Lensgraf, working with computer science professors Alberto Quattrini Li and Devin Balkcom, set out to design a construction process that can absorb some of the errors caused by the difficult environment.
One method is to insert custom-made cones through holes in store-bought concrete building blocks. The next layer of blocks slide into place over these cones. This interlocking system ensures that the blocks can be stacked precisely even if they are buffeted by waves as they are set down.
The aquatic robot to work with such a system was designed from scratch. Lensgraf, who was a web developer before joining the Reality and Robotics Lab, was interested in construction and fabrication but had no experience building mobile robots. “I did most of the fabrication and engineering; it was really a lot of fun to learn how to do,” he says.
Their prototype, which they have tested in a 13-foot-deep swimming pool, can build structures using 12 components and weighing more than 200 pounds.
At the robot’s core is a claw-like manipulator which draws design inspiration from stone grabbers of yore and exploit the weight of objects they latch onto to tighten their grasp. But if the robot relied solely on battery power to lift and transport the blocks, which weigh up to 20 pounds apiece, it would run out of juice after laying just a few.
“Our robot uses two sources of power—a battery as well as a buoyancy boost from compressed air,” says Quattrini Li, an assistant professor of computer science. A scuba tank releases pressurized air into four cylindrical chambers that encircle the robot.
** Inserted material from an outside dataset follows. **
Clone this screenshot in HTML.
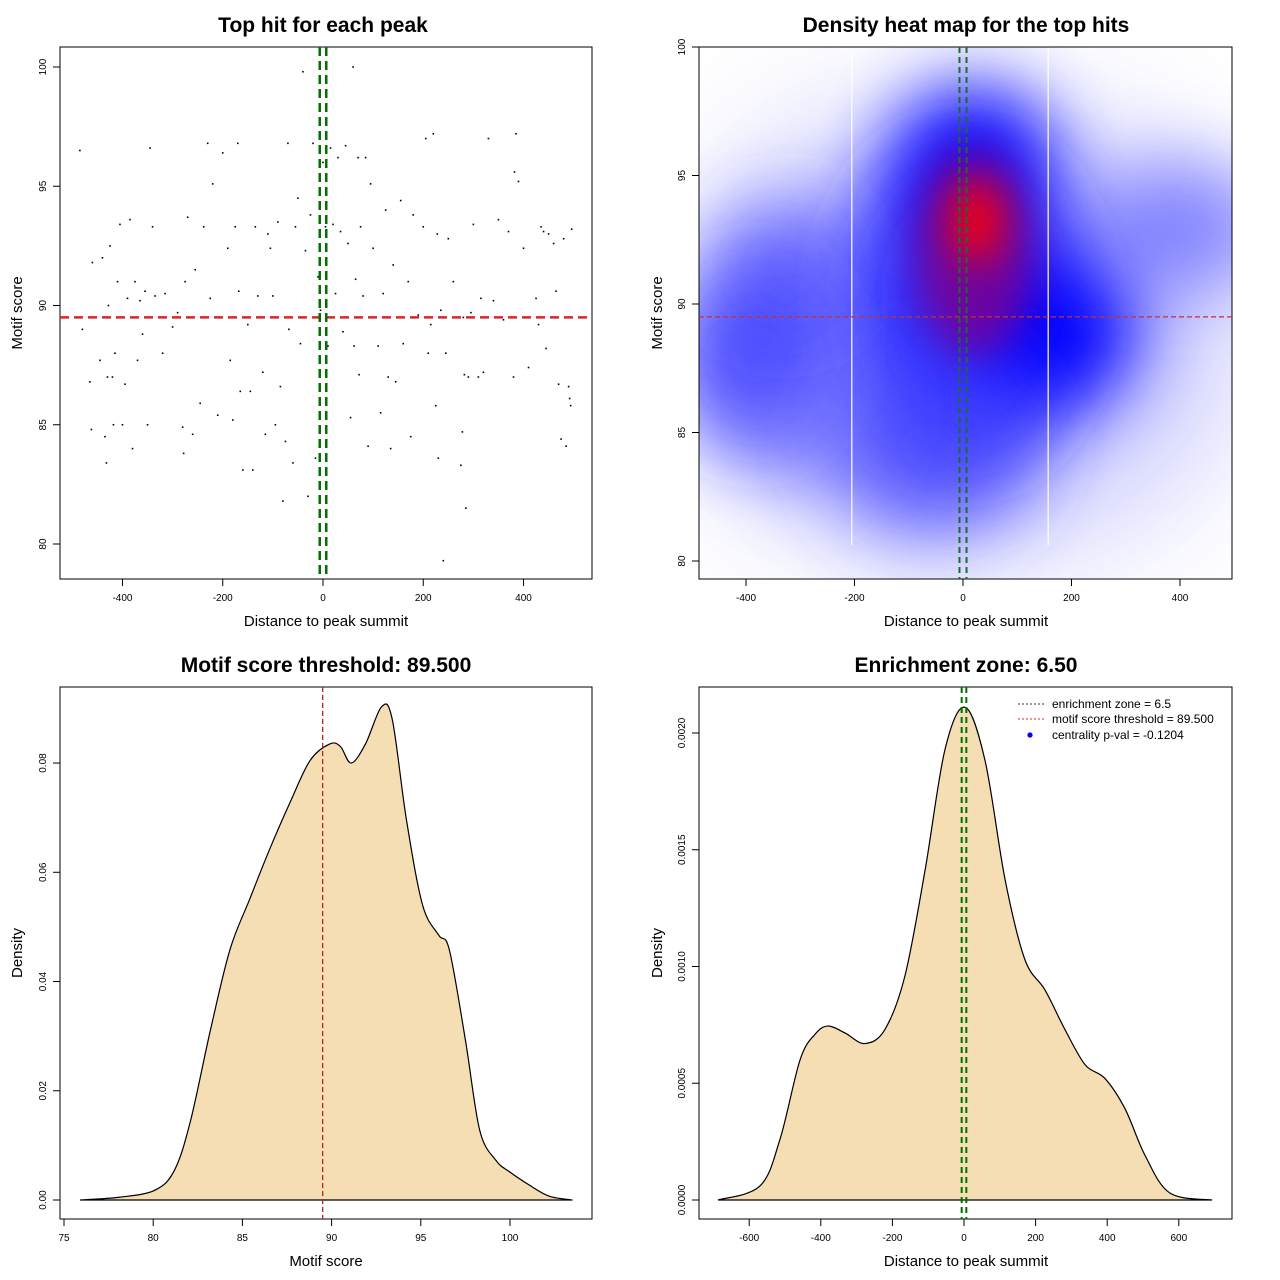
<!DOCTYPE html>
<html><head><meta charset="utf-8"><style>
body{margin:0;background:#fff;}
svg{display:block;font-family:"Liberation Sans",sans-serif;}
</style></head><body>
<svg id="c" width="1280" height="1280" viewBox="0 0 1280 1280" xmlns="http://www.w3.org/2000/svg">
<defs>
<filter id="b1" filterUnits="userSpaceOnUse" x="500" y="-200" width="900" height="1000"><feGaussianBlur stdDeviation="38"/></filter>
<filter id="b2" filterUnits="userSpaceOnUse" x="500" y="-200" width="900" height="1000"><feGaussianBlur stdDeviation="20"/></filter>
<filter id="b3" filterUnits="userSpaceOnUse" x="500" y="-200" width="900" height="1000"><feGaussianBlur stdDeviation="60"/></filter>
<clipPath id="cp2"><rect x="699" y="47" width="533" height="532"/></clipPath>
</defs>
</svg>
<script>
// ---- data ----
const scatterX=[-485,-480,-465,-460,-462,-445,-440,-435,-432,-430,-428,-425,-420,-418,-415,-410,-405,-400,-395,-390,-385,-380,-375,-370,-365,-360,-355,-350,-345,-340,-335,-320,-315,-300,-290,-280,-278,-275,-270,-260,-255,-245,-238,-230,-225,-220,-210,-200,-190,-185,-180,-175,-170,-168,-165,-160,-150,-145,-140,-135,-130,-120,-115,-110,-105,-100,-95,-90,-85,-80,-75,-70,-68,-60,-55,-50,-45,-40,-35,-30,-25,-20,-15,-10,-5,0,5,10,15,20,25,30,35,40,45,50,55,60,62,65,70,72,75,80,85,90,95,100,110,115,120,125,130,135,140,145,155,160,170,175,180,190,200,205,210,215,220,225,228,230,235,240,245,250,260,275,278,280,282,285,290,295,300,310,315,320,330,340,350,360,370,380,382,385,390,400,410,425,430,435,440,445,450,460,465,470,475,480,490,492,494,496,485];
const scatterY=[96.5,89,86.8,91.8,84.8,87.7,92,84.5,83.4,87,90,92.5,87,85,88,91,93.4,85,86.7,90.3,93.6,84,91,87.7,90.2,88.8,90.6,85,96.6,93.3,90.4,88,90.5,89.1,89.7,84.9,83.8,91,93.7,84.6,91.5,85.9,93.3,96.8,90.3,95.1,85.4,96.4,92.4,87.7,85.2,93.3,96.8,90.6,86.4,83.1,89.2,86.4,83.1,93.3,90.4,87.2,84.6,93,92.4,90.4,85,93.5,86.6,81.8,84.3,96.8,89,83.4,93.3,94.5,88.4,99.8,92.3,82,93.8,96.8,83.6,91.2,89.8,96,93.3,88.3,96.6,93.4,90.5,96.2,93.1,88.9,96.7,92.6,85.3,100,88.3,91.1,96.2,87.1,93.3,90.4,96.2,84.1,95.1,92.4,88.3,85.5,90.5,94,87,84,91.7,86.8,94.4,88.4,91,84.5,93.8,89.6,93.3,97,88,89.2,97.2,85.8,93,83.6,89.8,79.3,88,92.8,91,83.3,84.7,89.5,87.1,81.5,87,89.7,93.4,87,90.3,87.2,97,90.2,93.6,89.4,93.1,87,95.6,97.2,95.2,92.4,87.4,90.3,89.2,93.3,93.1,88.2,93,92.6,90.6,86.7,84.4,92.8,86.6,86.1,85.8,93.2,84.1];
const scoreX=[75.9,78.1,80.1,81.2,82.1,83.2,84.3,85.4,86.5,87.7,88.8,89.9,90.5,91.1,91.9,92.8,93.4,94.2,95.1,96.0,96.6,97.5,98.3,99.2,100.0,101.1,102.2,103.5];
const scoreD=[0,0.0005,0.0018,0.0055,0.0146,0.031,0.0458,0.055,0.064,0.073,0.0805,0.0835,0.083,0.080,0.0835,0.0903,0.088,0.0695,0.054,0.0485,0.0458,0.0293,0.0128,0.0073,0.0051,0.0027,0.0007,0];
const distX=[-687,-570,-514,-458,-416,-380,-332,-277,-221,-165,-109,-53,3,59,115,170,226,282,338,394,450,506,575,693];
const distD=[0,0.00006,0.00026,0.0006,0.00071,0.000745,0.000715,0.00067,0.00073,0.00096,0.00141,0.00193,0.00211,0.00188,0.00137,0.00103,0.0009,0.00073,0.00058,0.00052,0.00039,0.00019,0.00003,0];
const xTicks1=[-400,-200,0,200,400];
const yTicks1=[80,85,90,95,100];
const xTicks3=[75,80,85,90,95,100];
const yTicks3=[0,0.02,0.04,0.06,0.08];
const yTickLabels3=["0.00","0.02","0.04","0.06","0.08"];
const xTicks4=[-600,-400,-200,0,200,400,600];
const yTicks4=[0,0.0005,0.001,0.0015,0.002];
const yTickLabels4=["0.0000","0.0005","0.0010","0.0015","0.0020"];
const threshold=89.5, zone=6.5;
// heat blobs
const heatX=[0,0,-380,160,400,-60,20,-300,-330,20,25];
const heatY=[89,90,88,89,93,84.5,95.5,86,91.5,92,93.2];
const heatRX=[520,230,150,160,170,190,140,130,130,110,45];
const heatRY=[9,6.5,3.5,3,2.5,3.5,3,3,2.5,4,1.6];
const heatC=["#9090ff","#2020ff","#2a2aff","#0000ff","#5050ff","#4040ff","#0000ff","#6060ff","#3030ff","#7a0090","#ff0000"];
const heatO=[0.45,0.9,0.8,0.95,0.65,0.75,0.9,0.55,0.6,0.85,1];
const heatB=["b3","b1","b1","b1","b1","b1","b1","b1","b1","b2","b2"];

const svg=document.getElementById('c');
const NS="http://www.w3.org/2000/svg";
function mk(tag,attrs,parent){const e=document.createElementNS(NS,tag);for(const k in attrs)e.setAttribute(k,attrs[k]);(parent||svg).appendChild(e);return e;}
function txt(x,y,s,size,opt){const t=mk('text',Object.assign({x:x,y:y,'font-size':size,'text-anchor':'middle',fill:'#000'},opt||{}));t.textContent=s;return t;}
function smooth(pts){let d='M'+pts[0][0]+','+pts[0][1];for(let i=0;i<pts.length-1;i++){const p0=pts[Math.max(0,i-1)],p1=pts[i],p2=pts[i+1],p3=pts[Math.min(pts.length-1,i+2)];const c1=[p1[0]+(p2[0]-p0[0])/6,p1[1]+(p2[1]-p0[1])/6],c2=[p2[0]-(p3[0]-p1[0])/6,p2[1]-(p3[1]-p1[1])/6];d+=' C'+c1+' '+c2+' '+p2;}return d;}

const sx1=v=>323+v*0.5013, sy1=v=>67+(100-v)*23.85;
const sx2=v=>963+v*0.5425, sy2=v=>47+(100-v)*25.7;
const sx3=v=>64+(v-75)*17.84, sy3=v=>1200-v*5462;
const sx4=v=>964+v*0.358, sy4=v=>1200-v*233500;

function frame(x,y,w,h,name){const r=mk('rect',{x:x,y:y,width:w,height:h,fill:'none',stroke:'#000','stroke-width':1});}
function xAxis(ticks,labels,sx,yb,name){const g=mk('g',{});
 ticks.forEach((t,i)=>{mk('line',{x1:sx(t),x2:sx(t),y1:yb,y2:yb+7,stroke:'#000'},g);const l=txt(sx(t),yb+22,labels[i],10);g.appendChild(l);});}
function yAxis(ticks,labels,sy,xl,name){const g=mk('g',{});
 ticks.forEach((t,i)=>{mk('line',{x1:xl-7,x2:xl,y1:sy(t),y2:sy(t),stroke:'#000'},g);const l=txt(0,0,labels[i],10,{transform:'translate('+(xl-14)+','+sy(t)+') rotate(-90)'});g.appendChild(l);});}

// ---------- Panel 1 ----------
let t=txt(323,32,'Top hit for each peak',21,{'font-weight':'bold'});

frame(60,47,532,532,'scatter-plot-area');
scatterX.forEach((x,i)=>{const p=mk('rect',{x:sx1(x)-0.8,y:sy1(scatterY[i])-0.8,width:1.6,height:1.6,fill:'#000'});

});
let l=mk('line',{x1:60,x2:592,y1:sy1(threshold),y2:sy1(threshold),stroke:'#d62728','stroke-width':2.5,'stroke-dasharray':'9,5'});

[-zone,zone].forEach(z=>{const g=mk('line',{x1:sx1(z),x2:sx1(z),y1:47,y2:579,stroke:'#007000','stroke-width':2.5,'stroke-dasharray':'9,5'});
});
xAxis(xTicks1,xTicks1.map(String),sx1,579,'x-axis-scatter');
yAxis(yTicks1,yTicks1.map(String),sy1,60,'y-axis-scatter');
t=txt(326,626,'Distance to peak summit',15);
t=txt(0,0,'Motif score',15,{transform:'translate(22,313) rotate(-90)'});

// ---------- Panel 2 ----------
t=txt(966,32,'Density heat map for the top hits',21,{'font-weight':'bold'});

const hg=mk('g',{'clip-path':'url(#cp2)'});
mk('rect',{x:699,y:47,width:533,height:532,fill:'#fff'},hg);
heatX.forEach((x,i)=>{const e=mk('ellipse',{cx:sx2(x),cy:sy2(heatY[i]),rx:heatRX[i]*0.5425,ry:heatRY[i]*25.7,fill:heatC[i],opacity:heatO[i],filter:'url(#'+heatB[i]+')'},hg);

});
[-205,157].forEach(v=>mk('line',{x1:sx2(v),x2:sx2(v),y1:47,y2:545,stroke:'#fff','stroke-width':1.2},hg));
frame(699,47,533,532,'heatmap-plot-area');
l=mk('line',{x1:699,x2:1232,y1:sy2(threshold),y2:sy2(threshold),stroke:'#c0303a','stroke-width':1.3,'stroke-dasharray':'5,3'});

[-zone,zone].forEach(z=>{const g=mk('line',{x1:sx2(z),x2:sx2(z),y1:47,y2:579,stroke:'#1a6e2a','stroke-width':2,'stroke-dasharray':'6,4'});
});
xAxis(xTicks1,xTicks1.map(String),sx2,579,'x-axis-heatmap');
yAxis(yTicks1,yTicks1.map(String),sy2,699,'y-axis-heatmap');
t=txt(966,626,'Distance to peak summit',15);
t=txt(0,0,'Motif score',15,{transform:'translate(662,313) rotate(-90)'});

// ---------- Panel 3 ----------
t=txt(326,672,'Motif score threshold: 89.500',21,{'font-weight':'bold'});

frame(60,687,532,532,'score-density-plot-area');
let pts=scoreX.map((x,i)=>[sx3(x),sy3(scoreD[i])]);
let p=mk('path',{d:smooth(pts)+' Z',fill:'#f5deb3',stroke:'#000','stroke-width':1.2});

l=mk('line',{x1:sx3(threshold),x2:sx3(threshold),y1:687,y2:1219,stroke:'#b22222','stroke-width':1.3,'stroke-dasharray':'5,3'});

xAxis(xTicks3,xTicks3.map(String),sx3,1219,'x-axis-score-density');
yAxis(yTicks3,yTickLabels3,sy3,60,'y-axis-score-density');
t=txt(326,1266,'Motif score',15);
t=txt(0,0,'Density',15,{transform:'translate(22,953) rotate(-90)'});

// ---------- Panel 4 ----------
t=txt(966,672,'Enrichment zone: 6.50',21,{'font-weight':'bold'});

frame(699,687,533,532,'distance-density-plot-area');
pts=distX.map((x,i)=>[sx4(x),sy4(distD[i])]);
p=mk('path',{d:smooth(pts)+' Z',fill:'#f5deb3',stroke:'#000','stroke-width':1.2});

[-zone,zone].forEach(z=>{const g=mk('line',{x1:sx4(z),x2:sx4(z),y1:687,y2:1219,stroke:'#007000','stroke-width':2,'stroke-dasharray':'6,4'});
});
xAxis(xTicks4,xTicks4.map(String),sx4,1219,'x-axis-distance-density');
yAxis(yTicks4,yTickLabels4,sy4,699,'y-axis-distance-density');
t=txt(966,1266,'Distance to peak summit',15);
t=txt(0,0,'Density',15,{transform:'translate(662,953) rotate(-90)'});
const lg=mk('g',{});
mk('line',{x1:1018,x2:1044,y1:704,y2:704,stroke:'#333','stroke-dasharray':'2,2'},lg);
mk('line',{x1:1018,x2:1044,y1:719,y2:719,stroke:'#e02020','stroke-dasharray':'2,2'},lg);
mk('circle',{cx:1030,cy:735,r:2.6,fill:'#0000ff'},lg);
[['enrichment zone = 6.5',708],['motif score threshold = 89.500',723],['centrality p-val = -0.1204',739]].forEach(a=>{const e=txt(1052,a[1],a[0],12,{'text-anchor':'start'});lg.appendChild(e);});
</script>
</body></html>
As the chambers fill with air, they lift the robot, and its load, up.
“This is similar to how scuba diving works,” Quattrini Li says. “By using buoyancy, you can make the robot lighter while it’s carrying heavy things in the water.”
Lensgraf also devised an algorithm that determines how much air is used for each task—lifting, moving, and releasing—in order to achieve the most effective use of both energy sources and maximize the number of blocks that can be picked up and placed.
“This is the first construction robot that’s using buoyancy to help it move things,” says Lensgraf, who will present his work at the 2023 IEEE International Conference on Robotics and Automation in May.
While this is an important first step, work remains to be done before the robots will be ready to take the plunge into the ocean for field tests, says Lensgraf, who is already working on upgrades.